Transcribe the data in full and exactly, omitting any pictures.

--- START OF Raw data ---

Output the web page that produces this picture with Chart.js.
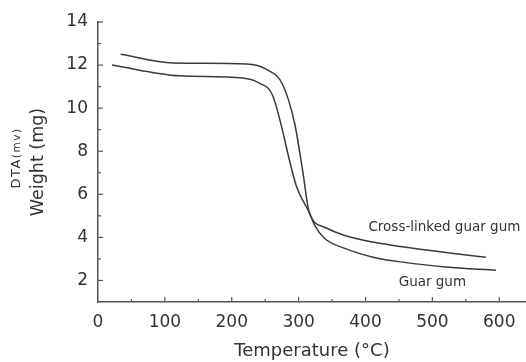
<!DOCTYPE html>
<html>
<head>
<meta charset="utf-8">
<script src="https://cdn.jsdelivr.net/npm/chart.js@4.4.1/dist/chart.umd.min.js"></script>
<style>
  html, body { margin: 0; padding: 0; background: #fff; }
  #wrap { width: 526px; height: 362px; }
</style>
</head>
<body>
<div id="wrap"><canvas id="tgaChart"></canvas></div>
<script>
// temperature (°C) / weight (mg)
var crossTemp   = [34, 112, 222, 252, 276, 294, 306, 316, 339, 369, 413, 458, 520, 580];
var crossWeight = [12.5, 12.1, 12.05, 11.8, 11.1, 9.3, 7.1, 5.15, 4.47, 4.09, 3.77, 3.55, 3.3, 3.08];
var guarTemp    = [21, 122, 216, 242, 261, 297, 316, 324, 339, 369, 413, 458, 520, 595];
var guarWeight  = [12.0, 11.5, 11.4, 11.15, 10.6, 6.35, 5.15, 4.56, 3.95, 3.49, 3.07, 2.84, 2.63, 2.47];

var xTicks = [0, 100, 200, 300, 400, 500, 600];
var yTicks = [2, 4, 6, 8, 10, 12, 14];

function toPoints(xs, ys) {
  return xs.map(function (x, i) { return { x: x, y: ys[i] }; });
}

var inkColor = '#3a3a3a';
var textColor = '#333';
var fontFam = '"DejaVu Sans", Verdana, sans-serif';

// inward tick marks + curve labels + small "DTA(mv)" text
var decorPlugin = {
  id: 'decor',
  afterDraw: function (chart) {
    var ctx = chart.ctx;
    var xs = chart.scales.x, ys = chart.scales.y;
    var area = chart.chartArea;
    ctx.save();
    ctx.strokeStyle = '#555';
    ctx.lineWidth = 1.2;
    for (var v = 50; v <= 600; v += 50) {
      var px = xs.getPixelForValue(v);
      var len = (v % 100 === 0) ? 5 : 3;
      ctx.beginPath();
      ctx.moveTo(px, area.bottom);
      ctx.lineTo(px, area.bottom - len);
      ctx.stroke();
    }
    for (var w = 2; w <= 14; w++) {
      var py = ys.getPixelForValue(w);
      var l = (w % 2 === 0) ? 5 : 3;
      ctx.beginPath();
      ctx.moveTo(area.left, py);
      ctx.lineTo(area.left + l, py);
      ctx.stroke();
    }

    ctx.fillStyle = textColor;
    ctx.font = '13.5px ' + fontFam;
    ctx.textAlign = 'center';
    ctx.textBaseline = 'middle';
    ctx.fillText('Cross-linked guar gum', xs.getPixelForValue(518), ys.getPixelForValue(4.47));
    ctx.fillText('Guar gum', xs.getPixelForValue(500), ys.getPixelForValue(1.9));

    // small DTA(mv) label, rotated
    ctx.translate(17, (area.top + area.bottom) / 2 - 4);
    ctx.rotate(-Math.PI / 2);
    ctx.textAlign = 'left';
    ctx.letterSpacing = '1.5px';
    ctx.font = '13px ' + fontFam;
    var w1 = ctx.measureText('DTA').width;
    ctx.font = '10.5px ' + fontFam;
    var w2 = ctx.measureText('(mv)').width;
    var start = -(w1 + w2) / 2;
    ctx.font = '13px ' + fontFam;
    ctx.fillText('DTA', start, 0);
    ctx.font = '10.5px ' + fontFam;
    ctx.fillText('(mv)', start + w1, 0);
    ctx.restore();
  }
};

var ctx = document.getElementById('tgaChart').getContext('2d');
var tgaChart = new Chart(ctx, {
  type: 'line',
  data: {
    datasets: [{
        label: 'Cross-linked guar gum',
        data: toPoints(crossTemp, crossWeight),
        borderColor: inkColor,
        borderWidth: 1.5,
        pointRadius: 0,
        fill: false,
        cubicInterpolationMode: 'monotone'
      },
      {
        label: 'Guar gum',
        data: toPoints(guarTemp, guarWeight),
        borderColor: inkColor,
        borderWidth: 1.5,
        pointRadius: 0,
        fill: false,
        cubicInterpolationMode: 'monotone'
      }
    ]
  },
  options: {
    responsive: true,
    maintainAspectRatio: false,
    animation: false,
    layout: { padding: { top: 22, right: 0, left: 0, bottom: 0 } },
    plugins: {
      legend: { display: false },
      tooltip: { enabled: false }
    },
    scales: {
      x: {
        type: 'linear',
        min: 0,
        max: 640,
        afterBuildTicks: function (scale) {
          scale.ticks = xTicks.map(function (v) { return { value: v }; });
        },
        afterFit: function (scale) { scale.height = 60; },
        ticks: {
          color: textColor,
          font: { family: fontFam, size: 17 },
          padding: 10,
          maxRotation: 0
        },
        grid: { drawOnChartArea: false, drawTicks: false },
        border: { display: true, color: '#555', width: 1.5 },
        title: {
          display: true,
          text: 'Temperature (°C)',
          color: textColor,
          font: { family: fontFam, size: 18 },
          padding: { top: 2, bottom: 0 }
        }
      },
      y: {
        type: 'linear',
        min: 1,
        max: 14,
        afterBuildTicks: function (scale) {
          scale.ticks = yTicks.map(function (v) { return { value: v }; });
        },
        afterFit: function (scale) { scale.width = 98; },
        ticks: {
          color: textColor,
          font: { family: fontFam, size: 17 },
          padding: 10
        },
        grid: { drawOnChartArea: false, drawTicks: false },
        border: { display: true, color: '#555', width: 1.5 },
        title: {
          display: true,
          text: 'Weight (mg)',
          color: textColor,
          font: { family: fontFam, size: 17.5 },
          padding: { top: 28, bottom: 0 }
        }
      }
    }
  },
  plugins: [decorPlugin]
});
</script>
</body>
</html>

--- END OF Raw data ---

## Result of this exercise
Output the web page that produces this picture with Chart.js.
<!DOCTYPE html>
<html>
<head>
<meta charset="utf-8">
<script src="https://cdn.jsdelivr.net/npm/chart.js@4.4.1/dist/chart.umd.min.js"></script>
<style>
  html, body { margin: 0; padding: 0; background: #fff; }
  #wrap { width: 526px; height: 362px; }
</style>
</head>
<body>
<div id="wrap"><canvas id="tgaChart"></canvas></div>
<script>
// temperature (°C) / weight (mg)
var crossTemp   = [34, 112, 222, 252, 276, 294, 306, 316, 339, 369, 413, 458, 520, 580];
var crossWeight = [12.5, 12.1, 12.05, 11.8, 11.1, 9.3, 7.1, 5.15, 4.47, 4.09, 3.77, 3.55, 3.3, 3.08];
var guarTemp    = [21, 122, 216, 242, 261, 297, 316, 324, 339, 369, 413, 458, 520, 595];
var guarWeight  = [12.0, 11.5, 11.4, 11.15, 10.6, 6.35, 5.15, 4.56, 3.95, 3.49, 3.07, 2.84, 2.63, 2.47];

var xTicks = [0, 100, 200, 300, 400, 500, 600];
var yTicks = [2, 4, 6, 8, 10, 12, 14];

function toPoints(xs, ys) {
  return xs.map(function (x, i) { return { x: x, y: ys[i] }; });
}

var inkColor = '#3a3a3a';
var textColor = '#333';
var fontFam = '"DejaVu Sans", Verdana, sans-serif';

// inward tick marks + curve labels + small "DTA(mv)" text
var decorPlugin = {
  id: 'decor',
  afterDraw: function (chart) {
    var ctx = chart.ctx;
    var xs = chart.scales.x, ys = chart.scales.y;
    var area = chart.chartArea;
    ctx.save();
    ctx.strokeStyle = '#555';
    ctx.lineWidth = 1.2;
    for (var v = 50; v <= 600; v += 50) {
      var px = xs.getPixelForValue(v);
      var len = (v % 100 === 0) ? 5 : 3;
      ctx.beginPath();
      ctx.moveTo(px, area.bottom);
      ctx.lineTo(px, area.bottom - len);
      ctx.stroke();
    }
    for (var w = 2; w <= 14; w++) {
      var py = ys.getPixelForValue(w);
      var l = (w % 2 === 0) ? 5 : 3;
      ctx.beginPath();
      ctx.moveTo(area.left, py);
      ctx.lineTo(area.left + l, py);
      ctx.stroke();
    }

    ctx.fillStyle = textColor;
    ctx.font = '13.5px ' + fontFam;
    ctx.textAlign = 'center';
    ctx.textBaseline = 'middle';
    ctx.fillText('Cross-linked guar gum', xs.getPixelForValue(518), ys.getPixelForValue(4.47));
    ctx.fillText('Guar gum', xs.getPixelForValue(500), ys.getPixelForValue(1.9));

    // small DTA(mv) label, rotated
    ctx.translate(17, (area.top + area.bottom) / 2 - 4);
    ctx.rotate(-Math.PI / 2);
    ctx.textAlign = 'left';
    ctx.letterSpacing = '1.5px';
    ctx.font = '13px ' + fontFam;
    var w1 = ctx.measureText('DTA').width;
    ctx.font = '10.5px ' + fontFam;
    var w2 = ctx.measureText('(mv)').width;
    var start = -(w1 + w2) / 2;
    ctx.font = '13px ' + fontFam;
    ctx.fillText('DTA', start, 0);
    ctx.font = '10.5px ' + fontFam;
    ctx.fillText('(mv)', start + w1, 0);
    ctx.restore();
  }
};

var ctx = document.getElementById('tgaChart').getContext('2d');
var tgaChart = new Chart(ctx, {
  type: 'line',
  data: {
    datasets: [{
        label: 'Cross-linked guar gum',
        data: toPoints(crossTemp, crossWeight),
        borderColor: inkColor,
        borderWidth: 1.5,
        pointRadius: 0,
        fill: false,
        cubicInterpolationMode: 'monotone'
      },
      {
        label: 'Guar gum',
        data: toPoints(guarTemp, guarWeight),
        borderColor: inkColor,
        borderWidth: 1.5,
        pointRadius: 0,
        fill: false,
        cubicInterpolationMode: 'monotone'
      }
    ]
  },
  options: {
    responsive: true,
    maintainAspectRatio: false,
    animation: false,
    layout: { padding: { top: 22, right: 0, left: 0, bottom: 0 } },
    plugins: {
      legend: { display: false },
      tooltip: { enabled: false }
    },
    scales: {
      x: {
        type: 'linear',
        min: 0,
        max: 640,
        afterBuildTicks: function (scale) {
          scale.ticks = xTicks.map(function (v) { return { value: v }; });
        },
        afterFit: function (scale) { scale.height = 60; },
        ticks: {
          color: textColor,
          font: { family: fontFam, size: 17 },
          padding: 10,
          maxRotation: 0
        },
        grid: { drawOnChartArea: false, drawTicks: false },
        border: { display: true, color: '#555', width: 1.5 },
        title: {
          display: true,
          text: 'Temperature (°C)',
          color: textColor,
          font: { family: fontFam, size: 18 },
          padding: { top: 2, bottom: 0 }
        }
      },
      y: {
        type: 'linear',
        min: 1,
        max: 14,
        afterBuildTicks: function (scale) {
          scale.ticks = yTicks.map(function (v) { return { value: v }; });
        },
        afterFit: function (scale) { scale.width = 98; },
        ticks: {
          color: textColor,
          font: { family: fontFam, size: 17 },
          padding: 10
        },
        grid: { drawOnChartArea: false, drawTicks: false },
        border: { display: true, color: '#555', width: 1.5 },
        title: {
          display: true,
          text: 'Weight (mg)',
          color: textColor,
          font: { family: fontFam, size: 17.5 },
          padding: { top: 28, bottom: 0 }
        }
      }
    }
  },
  plugins: [decorPlugin]
});
</script>
</body>
</html>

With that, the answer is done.